Trotz allem entwickelt der Roman ab einem bestimmten Zeitpunkt natürlich eine ungemein starke Sogwirkung. Früher oder später will man einfach wissen, was es mit Lydias Tod auf sich hat. Die Auflösung ist ebenso tragisch wie nachvollziehbar und hat mich wiederholt zu Tränen gerührt. Und obwohl ich grundsätzlich kein Freund davon bin, falsches Verhalten mit einer unschönen Vergangenheit zu rechtfertigen, so zeigt diese Geschichte wenigstens doch einmal mehr, wie wichtg es ist, den Kreislauf des vorschnellen Urteilens und gegenseitiger Ignoranz zu durchbrechen und aufeinander Acht zu geben. Denn Nichts ist so wie es scheint. Jeder hat seine eigene Geschichte und wir anderen sind nur die Zuschauer.
"Gefunden und verloren und wiedergefunden, verloren bei voller Sicht, an seinen Rücken gepresst, ihre Füße fest in seiner Hand.

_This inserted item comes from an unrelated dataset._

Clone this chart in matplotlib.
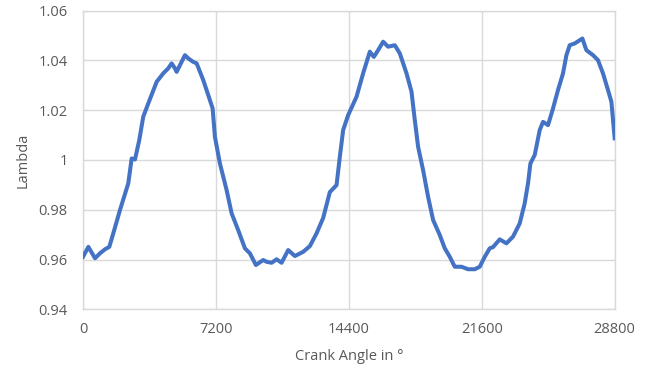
import matplotlib
matplotlib.use("Agg")
import matplotlib.pyplot as plt
import numpy as np

# crank angle (deg) and lambda
crank = [0, 290, 650, 920, 1190, 1424, 1640, 2003, 2452, 2636, 2815, 3048, 3264,
         3535, 3990, 4347, 4618, 4802, 4980, 5072, 5522, 5700, 5971, 6155, 6513,
         6783, 7021, 7146, 7416, 7779, 8049, 8407, 8770, 9040, 9365, 9760, 9944,
         10215, 10486, 10757, 11114, 11477, 11926, 12289, 12651, 13009, 13371,
         13734, 13913, 14091, 14362, 14817, 15174, 15537, 15754, 15986, 16257,
         16528, 16890, 17161, 17524, 17795, 17973, 18152, 18423, 18693, 18964,
         19327, 19597, 19868, 20138, 20501, 20858, 21220, 21491, 21762, 22032,
         22211, 22574, 22936, 23294, 23656, 23927, 24106, 24236, 24469, 24740,
         24919, 25190, 25460, 25731, 26002, 26186, 26365, 26634, 27051, 27268,
         27625, 27896, 28167, 28438, 28622, 28800]
lam = [0.9611, 0.9651, 0.9605, 0.9625, 0.9641, 0.9651, 0.9705, 0.9799, 0.9906,
       1.0006, 1.0002, 1.0080, 1.0174, 1.0227, 1.0314, 1.0348, 1.0368, 1.0388,
       1.0368, 1.0354, 1.0421, 1.0408, 1.0394, 1.0388, 1.0321, 1.0261, 1.0207,
       1.0093, 0.9986, 0.9879, 0.9786, 0.9718, 0.9645, 0.9625, 0.9578, 0.9598,
       0.9591, 0.9587, 0.9601, 0.9587, 0.9638, 0.9614, 0.9631, 0.9654, 0.9705,
       0.9767, 0.9871, 0.9899, 1.0013, 1.0120, 1.0180, 1.0254, 1.0348, 1.0435,
       1.0414, 1.0441, 1.0475, 1.0455, 1.0461, 1.0428, 1.0348, 1.0274, 1.0160,
       1.0053, 0.9959, 0.9852, 0.9759, 0.9698, 0.9645, 0.9611, 0.9571, 0.9571,
       0.9561, 0.9561, 0.9571, 0.9611, 0.9645, 0.9650, 0.9681, 0.9665, 0.9692,
       0.9745, 0.9826, 0.9906, 0.9986, 1.0020, 1.0120, 1.0153, 1.0140, 1.0207,
       1.0281, 1.0348, 1.0421, 1.0461, 1.0468, 1.0488, 1.0441, 1.0421, 1.0401,
       1.0348, 1.0281, 1.0234, 1.0087]

xticks = [0, 7200, 14400, 21600, 28800]
yticks = [0.94, 0.96, 0.98, 1.0, 1.02, 1.04, 1.06]
ytick_labels = ['0.94', '0.96', '0.98', '1', '1.02', '1.04', '1.06']

plt.rcParams['font.family'] = ['Open Sans', 'DejaVu Sans']
grid_c = '#D9D9D9'
text_c = '#595959'

fig = plt.figure(figsize=(6.46, 3.72), dpi=100)
ax = fig.add_axes([0.1285, 0.1685, 0.823, 0.803])

ax.plot(crank, lam, color='#4472C4', linewidth=2.9, solid_joinstyle='round',
        zorder=3)

ax.set_xlim(0, 28800)
ax.set_ylim(0.94, 1.06)
ax.set_xticks(xticks)
ax.set_xticklabels([str(t) for t in xticks])
ax.set_yticks(yticks)
ax.set_yticklabels(ytick_labels)
ax.grid(True, color=grid_c, linewidth=1.0, zorder=0)
for s in ax.spines.values():
    s.set_color(grid_c)
    s.set_linewidth(1.0)
ax.tick_params(axis='both', length=0, labelsize=10.5, labelcolor=text_c)
ax.tick_params(axis='y', pad=11)
ax.tick_params(axis='x', pad=9)

ax.set_xlabel('Crank Angle in °', fontsize=10.5, color=text_c, labelpad=9)
ax.set_ylabel('Lambda', fontsize=10.5, color=text_c, labelpad=6)

fig.savefig('out.png', dpi=100)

Wodurch wurde etwas kostbar? Indem man es verlor und wiederfand. " [S. 269]
"Was ich euch nicht erzählte" ist ein ruhiger, düsterer, facettenreicher, ungemütlicher und tieftrauriger Roman, der im Großen und Ganzen absolut stimmig ist. Man merkt, dass die Autorin viel Zeit und Mühe in die Fertigstellung dieser Geschichte und vor allen Dingen in die Charkterausarbeitung investiert hat. Einzig an der kleinen Hannah hat mich gestört, dass Celeste Ng ihr mehr Tiefgründigkeit zugestanden hat, als Kinder in diesem Alter meiner Meinung nach haben können, aber das ist nur ein kleiner Kritikpunkt über den ich gut und gerne hinwegsehen kann, weil es a) wunderbar mit der allgemeinen Stimmung des Romans harmoniert und b) Ansichtssache ist.
Was ich mit absoluter Sicherheit sagen kann, ist das Celeste Ng mit ihrem Debut eine schriftstellerische Meisterleistung vollbracht hat, die einen festen Platz in jedem Bücherregal haben sollte. Ich ziehe meinen imaginären Hut und freue mich auf weiterer Bücher dieser wunderbaren Autorin.